Deputy Prime Minister Tarik Aziz gave his government's first detailed account of military losses at an evening news conference, ridiculing U.S. and British assertions that the missile-and-bomb campaign had seriously undermined Iraq's 400,000-strong armed forces. The only real damage was to civilian infrastructure, he said, dubbing that "the American way of war."
In tones both angry and righteous, Aziz said the United States should have no hope of reviving the U.N. Special Commission, or UNSCOM, set up after the 1991 Persian Gulf War to strip Iraq of weapons of mass destruction.
"The moment America and Britain launched missiles against Iraq, they killed UNSCOM," he said.
Emboldened by widespread criticism of the bombing campaign, Iraq appears to have increased its demands of the international community rather than diminished them.

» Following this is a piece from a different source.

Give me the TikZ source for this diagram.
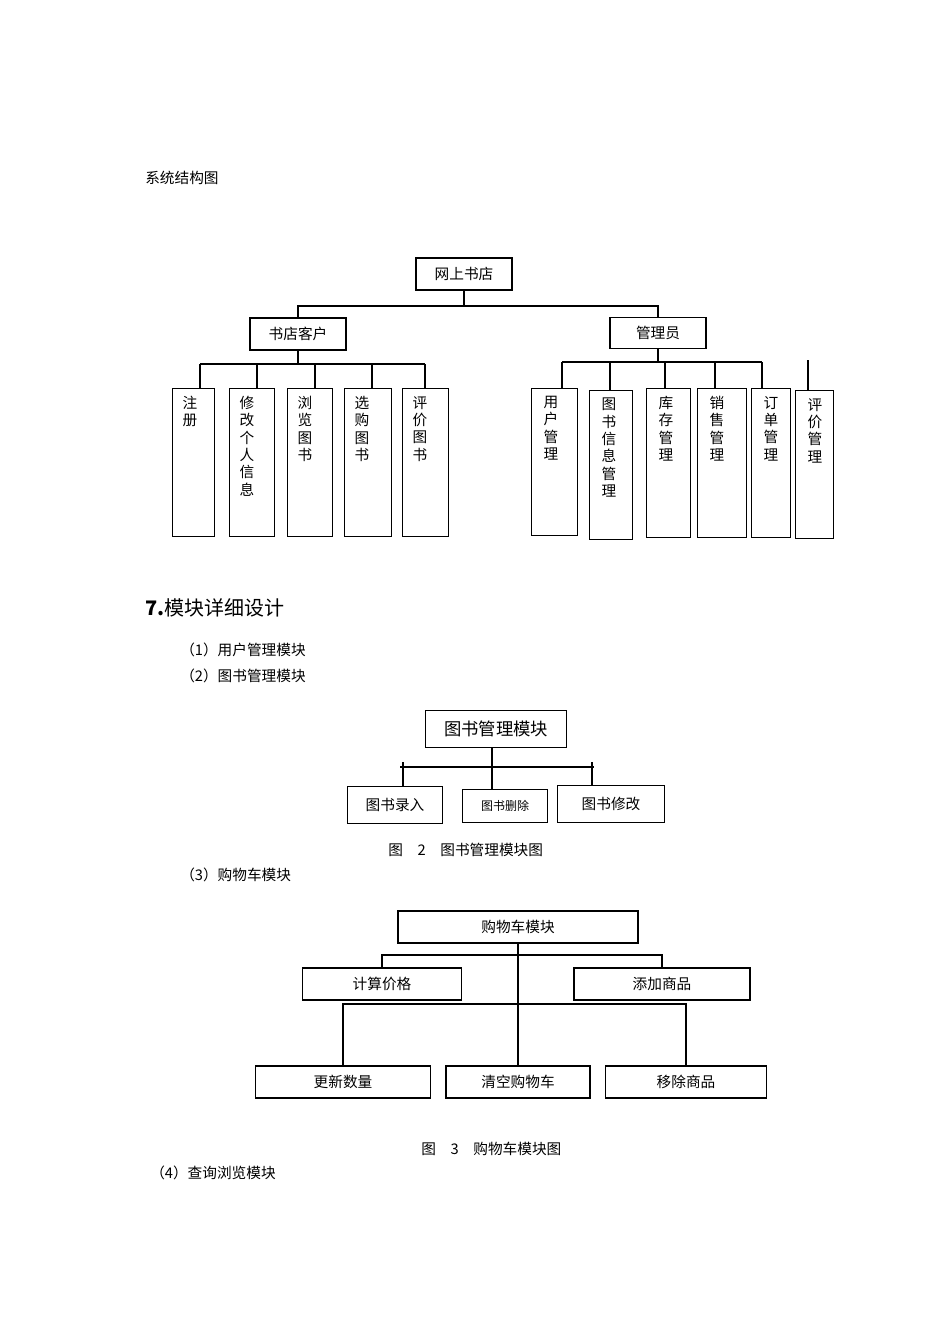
\documentclass[tikz,border=0pt]{standalone}
\usepackage{fontspec}
\setmainfont{Liberation Serif}
\newfontfamily\cjk{Noto Sans CJK SC}
\usetikzlibrary{calc}
\tikzset{
  box/.style={draw,line width=.8pt,inner sep=0pt,font=\cjk\fontsize{11}{13}\selectfont},
  txt/.style={anchor=west,inner sep=0pt,font=\cjk\fontsize{11}{13}\selectfont},
  vtxt/.style={anchor=north,inner sep=0pt,align=center,font=\cjk\fontsize{11}{13}\selectfont},
  ln/.style={line width=.8pt}
}
\begin{document}
\begin{tikzpicture}[x=.75pt,y=-.75pt]
\useasboundingbox (0,0) rectangle (950,1344);
\node[txt] (title) at (145,178) {系统结构图};
% top tree
\node[box,minimum width=72pt,minimum height=24pt] (root) at (464,274) {网上书店};
\node[box,minimum width=72pt,minimum height=24pt] (cust) at (298,334) {书店客户};
\node[box,minimum width=72pt,minimum height=23pt] (adm) at (658,333) {管理员};
\draw[ln] (root.south) -- (464,306) coordinate (m1);
\draw[ln] (cust.north) |- (m1) -| (adm.north);
\foreach \n/\x/\w/\t in {a/172/42/{注\\册},b/229/45/{修\\改\\个\\人\\信\\息},c/287/45/{浏\\览\\图\\书},d/344/47/{选\\购\\图\\书},e/402/46/{评\\价\\图\\书}}{
  \node[box,anchor=north west,minimum width=\w*.75pt,minimum height=111pt] (\n) at (\x,388) {};
  \node[vtxt] at ($(\n.north west)+(18,8)$) {\t};
}
\draw[ln] (cust.south) -- (298,364) coordinate (m2);
\draw[ln] (200,364) -- (425,364);
\foreach \n/\x in {a/200,b/257,c/315,d/372,e/425}
  \draw[ln] (\x,364) -- (\x,388);
\foreach \n/\x/\y/\w/\h/\t in {f/531/388/46/147/{用\\户\\管\\理},g/589/390/43/149/{图\\书\\信\\息\\管\\理},h/646/388/44/149/{库\\存\\管\\理},i/697/388/49/149/{销\\售\\管\\理},j/751/388/39/149/{订\\单\\管\\理},k/795/390/38/148/{评\\价\\管\\理}}{
  \node[box,anchor=north west,minimum width=\w*.75pt,minimum height=\h*.75pt] (\n) at (\x,\y) {};
  \node[vtxt] at ($(\n.north west)+(20,8)$) {\t};
}
\draw[ln] (adm.south) -- (658,362);
\draw[ln] (562,362) -- (762,362);
\foreach \x/\y in {562/388,610/390,665/388,715/388,762/388}
  \draw[ln] (\x,362) -- (\x,\y);
\draw[ln] (808,360) -- (k.north -| {(808,0)});
% section
\node[txt,font=\cjk\fontsize{15}{18}\selectfont] (sec) at (145,608) {\textbf{7.}模块详细设计};
\node[txt] (p1) at (180,650) {（1）用户管理模块};
\node[txt] (p2) at (180,676) {（2）图书管理模块};
% book module
\node[box,minimum width=106pt,minimum height=28pt,font=\cjk\fontsize{13}{15}\selectfont] (bm) at (496,729) {图书管理模块};
\node[box,minimum width=71pt,minimum height=28pt] (b1) at (395,805) {图书录入};
\node[box,minimum width=64pt,minimum height=25pt,font=\cjk\fontsize{9}{11}\selectfont] (b2) at (505,806) {图书删除};
\node[box,minimum width=80pt,minimum height=28pt] (b3) at (611,804) {图书修改};
\draw[ln] (bm.south -| {(492,0)}) -- (492,790);
\draw[ln] (400,767) -- (594,767);
\draw[ln] (403,762) -- (b1.north -| {(403,0)});
\draw[ln] (592,762) -- (b3.north -| {(592,0)});
\node[txt] (cap2) at (388,850) {图　2　图书管理模块图};
\node[txt] (p3) at (180,875) {（3）购物车模块};
% cart module
\node[box,minimum width=180pt,minimum height=24pt] (cm) at (518,927) {购物车模块};
\node[box,minimum width=119pt,minimum height=24pt] (c1) at (382,984) {计算价格};
\node[box,minimum width=132pt,minimum height=24pt] (c2) at (662,984) {添加商品};
\node[box,minimum width=131pt,minimum height=24pt] (c3) at (343,1082) {更新数量};
\node[box,minimum width=108pt,minimum height=24pt] (c4) at (518,1082) {清空购物车};
\node[box,minimum width=121pt,minimum height=24pt] (c5) at (686,1082) {移除商品};
\draw[ln] (cm.south) -- (518,1004);
\draw[ln] (c1.north) |- (518,955) -| (c2.north);
\draw[ln] (c3.north) |- (518,1004) -| (c5.north);
\draw[ln] (518,1004) -- (c4.north);
\node[txt] (cap3) at (421,1149) {图　3　购物车模块图};
\node[txt] (p4) at (150,1173) {（4）查询浏览模块};
\end{tikzpicture}
\end{document}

Before the bombings, Baghdad had been seeking from the U.N. Security Council a "comprehensive review" of its compliance with U.N. resolutions--a review that it hoped would lead to a relaxation of economic sanctions.
Now, according to Aziz, Baghdad is demanding immediate lifting of the sanctions, an end to the arms monitoring program, and the condemnation of U.S. and British "naked aggression" by the rest of the world.
According to Aziz, the only reason Iraq has been continually subjected to weapons inspections, attacks and a strict oil embargo is because it is the only state in the region that has refused to submit to American "hegemony."
"They thought foolishly that when they sent a few hundred missiles against Iraq that the people of Iraq would rise up against the leadership. This is fantasy. This is a Rambo-like fantasy," he said.
Aziz accused the United States of engaging in a "Zionist, imperialist conspiracy" to destroy his country, and said President Clinton was either lying or deluded when he said that there was support in the Arab world for the air assault.
In another development Monday, U.N. humanitarian aid coordinator Hans von Sponeck said that the military strikes had disrupted distribution of supplies under the U.N.-approved oil-for-food program but that evacuated U.N. aid workers will be returning to the country today.